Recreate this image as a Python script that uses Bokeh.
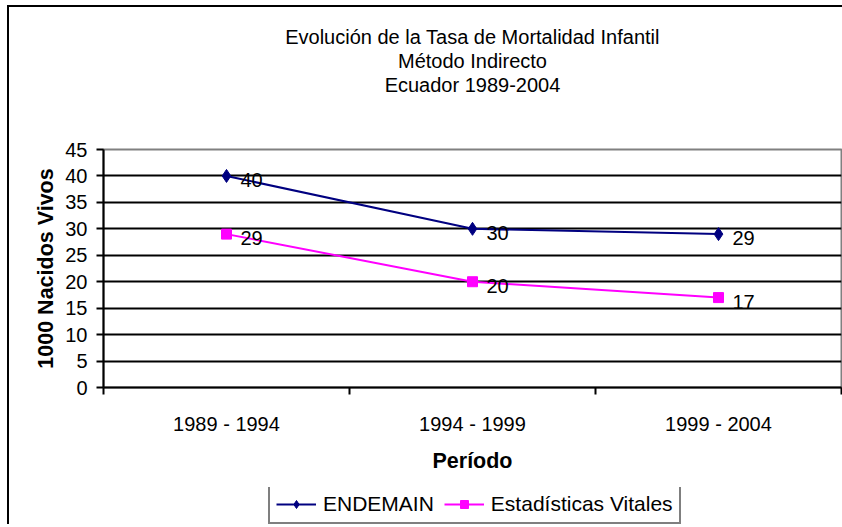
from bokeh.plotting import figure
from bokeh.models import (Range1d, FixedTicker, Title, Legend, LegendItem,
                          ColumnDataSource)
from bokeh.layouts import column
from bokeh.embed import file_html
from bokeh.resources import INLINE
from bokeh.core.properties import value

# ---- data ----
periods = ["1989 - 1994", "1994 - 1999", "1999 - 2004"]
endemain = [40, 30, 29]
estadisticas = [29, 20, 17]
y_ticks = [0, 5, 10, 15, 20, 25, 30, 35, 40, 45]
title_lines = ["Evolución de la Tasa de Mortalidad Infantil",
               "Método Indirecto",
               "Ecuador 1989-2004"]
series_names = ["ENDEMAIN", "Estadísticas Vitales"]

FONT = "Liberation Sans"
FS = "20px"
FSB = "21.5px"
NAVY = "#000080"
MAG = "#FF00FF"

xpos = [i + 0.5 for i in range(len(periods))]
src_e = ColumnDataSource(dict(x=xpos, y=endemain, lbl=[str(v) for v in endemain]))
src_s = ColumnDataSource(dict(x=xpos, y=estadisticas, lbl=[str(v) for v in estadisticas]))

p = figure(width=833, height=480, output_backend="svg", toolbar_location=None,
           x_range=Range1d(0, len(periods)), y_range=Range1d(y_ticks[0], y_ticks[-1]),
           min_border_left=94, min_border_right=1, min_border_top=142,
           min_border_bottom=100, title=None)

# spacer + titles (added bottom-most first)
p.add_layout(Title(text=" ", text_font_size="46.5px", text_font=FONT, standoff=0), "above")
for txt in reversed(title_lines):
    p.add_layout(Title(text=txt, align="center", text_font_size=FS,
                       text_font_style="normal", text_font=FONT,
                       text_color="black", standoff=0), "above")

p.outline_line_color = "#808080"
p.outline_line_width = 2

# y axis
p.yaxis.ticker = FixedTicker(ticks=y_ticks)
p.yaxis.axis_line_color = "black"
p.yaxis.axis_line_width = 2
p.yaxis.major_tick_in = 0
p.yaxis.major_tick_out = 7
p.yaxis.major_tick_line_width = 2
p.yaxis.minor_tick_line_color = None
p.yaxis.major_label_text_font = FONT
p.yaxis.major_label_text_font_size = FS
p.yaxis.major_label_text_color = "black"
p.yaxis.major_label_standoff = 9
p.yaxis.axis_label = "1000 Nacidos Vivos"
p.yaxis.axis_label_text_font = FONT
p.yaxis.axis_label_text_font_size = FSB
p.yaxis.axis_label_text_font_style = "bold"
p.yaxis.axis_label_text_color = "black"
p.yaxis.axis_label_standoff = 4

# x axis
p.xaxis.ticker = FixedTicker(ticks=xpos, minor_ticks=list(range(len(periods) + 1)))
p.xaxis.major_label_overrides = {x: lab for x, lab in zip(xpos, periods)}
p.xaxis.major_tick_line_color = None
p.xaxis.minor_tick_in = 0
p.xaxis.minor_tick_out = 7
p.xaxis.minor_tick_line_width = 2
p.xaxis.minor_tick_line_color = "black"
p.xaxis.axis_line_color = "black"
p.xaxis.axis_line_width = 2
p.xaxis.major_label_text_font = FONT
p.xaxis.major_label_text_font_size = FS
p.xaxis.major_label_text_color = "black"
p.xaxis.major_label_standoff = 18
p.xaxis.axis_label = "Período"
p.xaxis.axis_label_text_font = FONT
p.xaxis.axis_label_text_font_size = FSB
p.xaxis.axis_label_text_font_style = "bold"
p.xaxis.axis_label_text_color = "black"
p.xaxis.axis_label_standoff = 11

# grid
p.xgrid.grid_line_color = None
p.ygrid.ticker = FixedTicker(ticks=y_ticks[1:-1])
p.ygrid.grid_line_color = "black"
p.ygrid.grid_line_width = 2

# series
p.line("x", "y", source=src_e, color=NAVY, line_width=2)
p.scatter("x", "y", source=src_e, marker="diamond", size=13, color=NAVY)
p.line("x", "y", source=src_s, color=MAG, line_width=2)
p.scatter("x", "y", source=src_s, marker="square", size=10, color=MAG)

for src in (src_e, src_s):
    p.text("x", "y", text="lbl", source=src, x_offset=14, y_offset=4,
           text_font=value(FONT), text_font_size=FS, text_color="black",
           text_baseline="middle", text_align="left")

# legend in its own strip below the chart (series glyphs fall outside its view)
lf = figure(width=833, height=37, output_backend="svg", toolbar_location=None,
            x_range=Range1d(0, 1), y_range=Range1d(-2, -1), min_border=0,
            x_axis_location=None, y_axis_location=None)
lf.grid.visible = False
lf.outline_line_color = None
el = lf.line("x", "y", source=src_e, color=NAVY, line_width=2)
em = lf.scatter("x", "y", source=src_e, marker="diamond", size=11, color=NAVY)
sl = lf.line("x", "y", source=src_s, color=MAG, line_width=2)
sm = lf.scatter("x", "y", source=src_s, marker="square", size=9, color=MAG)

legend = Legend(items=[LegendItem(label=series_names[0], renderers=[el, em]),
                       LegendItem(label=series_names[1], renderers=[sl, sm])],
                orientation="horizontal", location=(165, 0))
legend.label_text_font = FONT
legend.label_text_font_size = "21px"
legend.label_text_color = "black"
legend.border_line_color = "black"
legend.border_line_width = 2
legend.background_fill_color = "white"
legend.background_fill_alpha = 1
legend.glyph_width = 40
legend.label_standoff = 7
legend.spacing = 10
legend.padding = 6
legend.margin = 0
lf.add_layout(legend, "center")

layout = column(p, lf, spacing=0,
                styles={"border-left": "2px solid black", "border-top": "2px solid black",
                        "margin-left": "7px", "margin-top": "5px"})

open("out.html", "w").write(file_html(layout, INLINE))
* * *
_What to produce_
Retype everything in the material word for word, minus pictures.

_Task response_
Recreate this image as a Python script that uses Bokeh.
from bokeh.plotting import figure
from bokeh.models import (Range1d, FixedTicker, Title, Legend, LegendItem,
                          ColumnDataSource)
from bokeh.layouts import column
from bokeh.embed import file_html
from bokeh.resources import INLINE
from bokeh.core.properties import value

# ---- data ----
periods = ["1989 - 1994", "1994 - 1999", "1999 - 2004"]
endemain = [40, 30, 29]
estadisticas = [29, 20, 17]
y_ticks = [0, 5, 10, 15, 20, 25, 30, 35, 40, 45]
title_lines = ["Evolución de la Tasa de Mortalidad Infantil",
               "Método Indirecto",
               "Ecuador 1989-2004"]
series_names = ["ENDEMAIN", "Estadísticas Vitales"]

FONT = "Liberation Sans"
FS = "20px"
FSB = "21.5px"
NAVY = "#000080"
MAG = "#FF00FF"

xpos = [i + 0.5 for i in range(len(periods))]
src_e = ColumnDataSource(dict(x=xpos, y=endemain, lbl=[str(v) for v in endemain]))
src_s = ColumnDataSource(dict(x=xpos, y=estadisticas, lbl=[str(v) for v in estadisticas]))

p = figure(width=833, height=480, output_backend="svg", toolbar_location=None,
           x_range=Range1d(0, len(periods)), y_range=Range1d(y_ticks[0], y_ticks[-1]),
           min_border_left=94, min_border_right=1, min_border_top=142,
           min_border_bottom=100, title=None)

# spacer + titles (added bottom-most first)
p.add_layout(Title(text=" ", text_font_size="46.5px", text_font=FONT, standoff=0), "above")
for txt in reversed(title_lines):
    p.add_layout(Title(text=txt, align="center", text_font_size=FS,
                       text_font_style="normal", text_font=FONT,
                       text_color="black", standoff=0), "above")

p.outline_line_color = "#808080"
p.outline_line_width = 2

# y axis
p.yaxis.ticker = FixedTicker(ticks=y_ticks)
p.yaxis.axis_line_color = "black"
p.yaxis.axis_line_width = 2
p.yaxis.major_tick_in = 0
p.yaxis.major_tick_out = 7
p.yaxis.major_tick_line_width = 2
p.yaxis.minor_tick_line_color = None
p.yaxis.major_label_text_font = FONT
p.yaxis.major_label_text_font_size = FS
p.yaxis.major_label_text_color = "black"
p.yaxis.major_label_standoff = 9
p.yaxis.axis_label = "1000 Nacidos Vivos"
p.yaxis.axis_label_text_font = FONT
p.yaxis.axis_label_text_font_size = FSB
p.yaxis.axis_label_text_font_style = "bold"
p.yaxis.axis_label_text_color = "black"
p.yaxis.axis_label_standoff = 4

# x axis
p.xaxis.ticker = FixedTicker(ticks=xpos, minor_ticks=list(range(len(periods) + 1)))
p.xaxis.major_label_overrides = {x: lab for x, lab in zip(xpos, periods)}
p.xaxis.major_tick_line_color = None
p.xaxis.minor_tick_in = 0
p.xaxis.minor_tick_out = 7
p.xaxis.minor_tick_line_width = 2
p.xaxis.minor_tick_line_color = "black"
p.xaxis.axis_line_color = "black"
p.xaxis.axis_line_width = 2
p.xaxis.major_label_text_font = FONT
p.xaxis.major_label_text_font_size = FS
p.xaxis.major_label_text_color = "black"
p.xaxis.major_label_standoff = 18
p.xaxis.axis_label = "Período"
p.xaxis.axis_label_text_font = FONT
p.xaxis.axis_label_text_font_size = FSB
p.xaxis.axis_label_text_font_style = "bold"
p.xaxis.axis_label_text_color = "black"
p.xaxis.axis_label_standoff = 11

# grid
p.xgrid.grid_line_color = None
p.ygrid.ticker = FixedTicker(ticks=y_ticks[1:-1])
p.ygrid.grid_line_color = "black"
p.ygrid.grid_line_width = 2

# series
p.line("x", "y", source=src_e, color=NAVY, line_width=2)
p.scatter("x", "y", source=src_e, marker="diamond", size=13, color=NAVY)
p.line("x", "y", source=src_s, color=MAG, line_width=2)
p.scatter("x", "y", source=src_s, marker="square", size=10, color=MAG)

for src in (src_e, src_s):
    p.text("x", "y", text="lbl", source=src, x_offset=14, y_offset=4,
           text_font=value(FONT), text_font_size=FS, text_color="black",
           text_baseline="middle", text_align="left")

# legend in its own strip below the chart (series glyphs fall outside its view)
lf = figure(width=833, height=37, output_backend="svg", toolbar_location=None,
            x_range=Range1d(0, 1), y_range=Range1d(-2, -1), min_border=0,
            x_axis_location=None, y_axis_location=None)
lf.grid.visible = False
lf.outline_line_color = None
el = lf.line("x", "y", source=src_e, color=NAVY, line_width=2)
em = lf.scatter("x", "y", source=src_e, marker="diamond", size=11, color=NAVY)
sl = lf.line("x", "y", source=src_s, color=MAG, line_width=2)
sm = lf.scatter("x", "y", source=src_s, marker="square", size=9, color=MAG)

legend = Legend(items=[LegendItem(label=series_names[0], renderers=[el, em]),
                       LegendItem(label=series_names[1], renderers=[sl, sm])],
                orientation="horizontal", location=(165, 0))
legend.label_text_font = FONT
legend.label_text_font_size = "21px"
legend.label_text_color = "black"
legend.border_line_color = "black"
legend.border_line_width = 2
legend.background_fill_color = "white"
legend.background_fill_alpha = 1
legend.glyph_width = 40
legend.label_standoff = 7
legend.spacing = 10
legend.padding = 6
legend.margin = 0
lf.add_layout(legend, "center")

layout = column(p, lf, spacing=0,
                styles={"border-left": "2px solid black", "border-top": "2px solid black",
                        "margin-left": "7px", "margin-top": "5px"})

open("out.html", "w").write(file_html(layout, INLINE))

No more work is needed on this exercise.